Jane Elizabeth Marie Lapotaire was a renowned stage actress of French ancestry, born in Ipswich, England. Her childhood was marked by turmoil, as she was abandoned by her mother at six months old and never knew her father. She was fostered by a woman named Granny Grace, who had raised her biological mother.
Lapotaire's early life was complicated by her mother's return when she was 12, but she chose to remain with Granny Grace. Her mother and her partner disapproved of her acting ambitions, but she pursued them nonetheless.
She was accepted into the Bristol Old Vic Theatre School and studied acting from 1961 to 1963. She made her professional debut with the Old Vic Theatre Company in 1963 and later joined the National Theatre under the direction of Laurence Olivier.
Lapotaire was a founding member of the Young Vic Theatre and played a range of classical roles, including Katharina in The Taming of the Shrew and Jocasta in Oedipus. She joined the Royal Shakespeare Company in 1974 and toured with them in Henry VIII.
Her most famous role is perhaps Édith Piaf, which she created in 1978 and transferred to Broadway in 1981, winning her a Best Actress Tony Award. She has also appeared in numerous television shows and films, including period dramas and adaptations of literary classics.

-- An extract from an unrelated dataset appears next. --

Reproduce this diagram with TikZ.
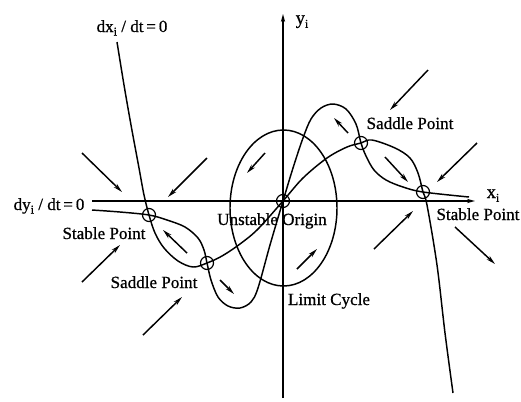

Lapotaire has written several memoirs, including Grace and Favour and Everybody's Daughter, Nobody's Child, which detail her difficult childhood. She has also written about her recovery from a cerebral hemorrhage in her book Time Out of Mind.
As she said in a 2015 interview, "Being a classical actor is a vocation - you don't do it to be famous or get rich. You do it because you love the language."